Facebook puts 10,000 Blu-ray discs in low-power storage system

Blu-ray fits the bill for infrequently accessed data, Facebook said

Jay Parikh shows Facebook's Blu-ray storage system at Open Compute Project summit on Tuesday

Jay Parikh shows Facebook's Blu-ray storage system at Open Compute Project summit on Tuesday

If you thought Netflix and iTunes would make optical discs a thing of the past, think again. Facebook has built a storage system from 10,000 Blu-ray discs that holds a petabyte of data and is highly energy-efficient.

Facebook said last year that it was exploring Blu-ray for its data-center storage needs, and on Tuesday it showed a prototype system at the Open Compute Project summit meeting in San Jose, California.

It designed the system to store data that hardly ever needs to be accessed, or for so-called "cold storage." That includes duplicates of its users' photos and videos that Facebook keeps for backup purposes, and which it essentially wants to file away and forget.
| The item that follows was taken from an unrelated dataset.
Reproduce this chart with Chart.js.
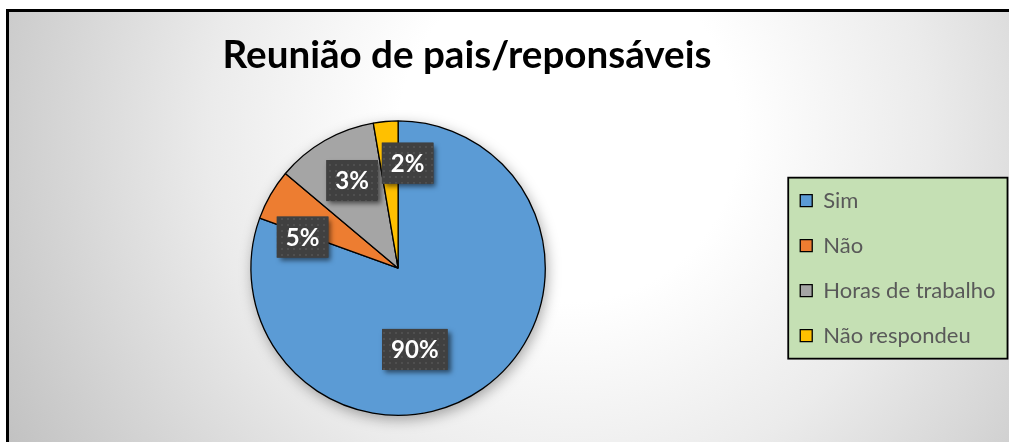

The Blu-ray system reduces costs by 50 percent and energy use by 80 percent compared with its current cold-storage system, which uses hard disk drives, said Jay Parikh, Facebook's vice president of infrastructure engineering, in a talk at the Open Compute summit.

The company expects to be able to increase the capacity of the system to five petabytes over time, he said.
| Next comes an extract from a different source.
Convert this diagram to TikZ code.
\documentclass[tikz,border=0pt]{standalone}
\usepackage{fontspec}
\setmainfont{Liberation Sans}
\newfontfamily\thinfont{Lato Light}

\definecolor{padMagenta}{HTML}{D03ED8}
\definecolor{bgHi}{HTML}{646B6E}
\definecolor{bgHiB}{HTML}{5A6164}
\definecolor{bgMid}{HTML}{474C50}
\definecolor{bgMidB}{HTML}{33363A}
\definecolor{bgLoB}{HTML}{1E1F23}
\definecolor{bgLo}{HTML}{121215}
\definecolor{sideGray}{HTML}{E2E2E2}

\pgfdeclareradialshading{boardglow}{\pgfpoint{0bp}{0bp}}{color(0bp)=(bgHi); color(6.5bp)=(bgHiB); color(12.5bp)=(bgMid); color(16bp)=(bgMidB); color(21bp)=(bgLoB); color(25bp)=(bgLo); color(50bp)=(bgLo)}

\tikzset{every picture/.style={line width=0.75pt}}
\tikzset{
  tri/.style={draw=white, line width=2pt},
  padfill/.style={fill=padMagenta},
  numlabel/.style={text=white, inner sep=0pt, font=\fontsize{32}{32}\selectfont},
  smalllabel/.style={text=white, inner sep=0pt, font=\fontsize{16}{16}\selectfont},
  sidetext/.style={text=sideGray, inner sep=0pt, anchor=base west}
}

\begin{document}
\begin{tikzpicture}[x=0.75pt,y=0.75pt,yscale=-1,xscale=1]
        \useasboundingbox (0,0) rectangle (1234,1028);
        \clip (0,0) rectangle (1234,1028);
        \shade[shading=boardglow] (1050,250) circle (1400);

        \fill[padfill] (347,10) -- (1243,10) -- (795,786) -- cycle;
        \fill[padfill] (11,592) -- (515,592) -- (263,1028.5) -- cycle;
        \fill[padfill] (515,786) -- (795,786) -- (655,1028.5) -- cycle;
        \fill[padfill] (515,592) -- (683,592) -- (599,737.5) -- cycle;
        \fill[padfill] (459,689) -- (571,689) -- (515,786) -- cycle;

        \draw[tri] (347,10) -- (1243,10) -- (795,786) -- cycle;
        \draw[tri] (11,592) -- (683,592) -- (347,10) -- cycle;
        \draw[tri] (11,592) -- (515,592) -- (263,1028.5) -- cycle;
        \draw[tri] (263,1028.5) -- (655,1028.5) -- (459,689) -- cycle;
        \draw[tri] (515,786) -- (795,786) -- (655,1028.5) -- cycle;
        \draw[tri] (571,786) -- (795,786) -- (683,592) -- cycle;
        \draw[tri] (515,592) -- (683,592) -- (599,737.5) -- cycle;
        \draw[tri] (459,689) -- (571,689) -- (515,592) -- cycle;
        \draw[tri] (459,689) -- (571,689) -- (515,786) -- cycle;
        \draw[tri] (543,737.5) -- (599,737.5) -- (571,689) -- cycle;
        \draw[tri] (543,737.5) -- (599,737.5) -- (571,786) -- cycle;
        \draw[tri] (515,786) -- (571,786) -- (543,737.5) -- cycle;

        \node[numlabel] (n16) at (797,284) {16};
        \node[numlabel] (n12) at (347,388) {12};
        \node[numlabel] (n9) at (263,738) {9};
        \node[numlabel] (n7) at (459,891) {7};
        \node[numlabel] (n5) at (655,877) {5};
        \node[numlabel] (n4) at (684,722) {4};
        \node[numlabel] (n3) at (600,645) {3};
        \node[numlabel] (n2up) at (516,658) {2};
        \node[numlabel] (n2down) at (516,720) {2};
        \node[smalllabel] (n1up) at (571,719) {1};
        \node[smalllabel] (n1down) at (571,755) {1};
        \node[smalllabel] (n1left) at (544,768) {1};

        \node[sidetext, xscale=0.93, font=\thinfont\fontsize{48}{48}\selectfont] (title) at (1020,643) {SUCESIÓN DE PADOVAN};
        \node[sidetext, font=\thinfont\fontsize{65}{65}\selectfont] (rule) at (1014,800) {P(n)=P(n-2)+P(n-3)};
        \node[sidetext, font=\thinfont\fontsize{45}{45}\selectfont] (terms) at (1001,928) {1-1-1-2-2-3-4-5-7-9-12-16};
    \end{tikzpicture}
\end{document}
Blu-ray discs are a good option for cold storage because they cost less to buy than hard disks and there's a lot of room for manufacturers to increase the storage density of Blu-ray, said Jason Taylor, Facebook's director of infrastructure, in an interview.

If the idea takes off, it might extend the life of the optical disc industry.
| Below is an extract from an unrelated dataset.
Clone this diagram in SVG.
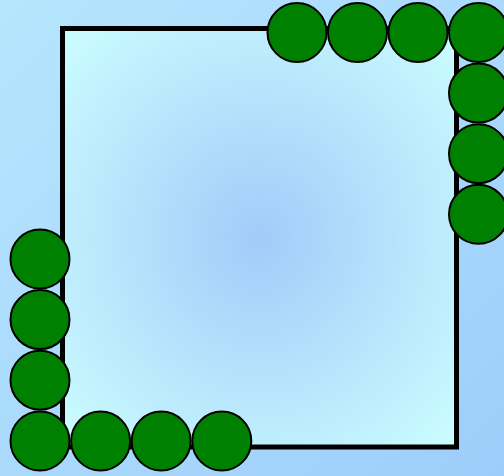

"We see this as a new area of demand for the technology," Taylor said.

The machine Facebook built is still a prototype, but it expects to start production tests later this year, he said.

Blu-ray is one option for Facebook's cold storage, but eventually it hopes to move to a low-power version of flash, Taylor said.

Parikh showed the system on stage at the Open Compute summit. Outside it looks like a plain server cabinet, about 7 feet tall, but inside there's all kinds of robotic wizardry to move the discs around.

The discs are stacked in piles, and a robotic picker can quickly select a disc from a pile and move it to one of 16 burners in the system, which write data to the discs.

Facebook is still deciding which parts of the design it will submit to Open Compute Project, Taylor said.

The social network set up the Open Compute Project about three years ago as a way for it to collaborate with peers to develop hardware that better suits their needs.

On Tuesday, several companies announced technologies they will contribute to the project, including Advanced Micro Devices, Seagate, Quanta and LSI. On Monday, Microsoft said it would contribute some of its cloud server designs.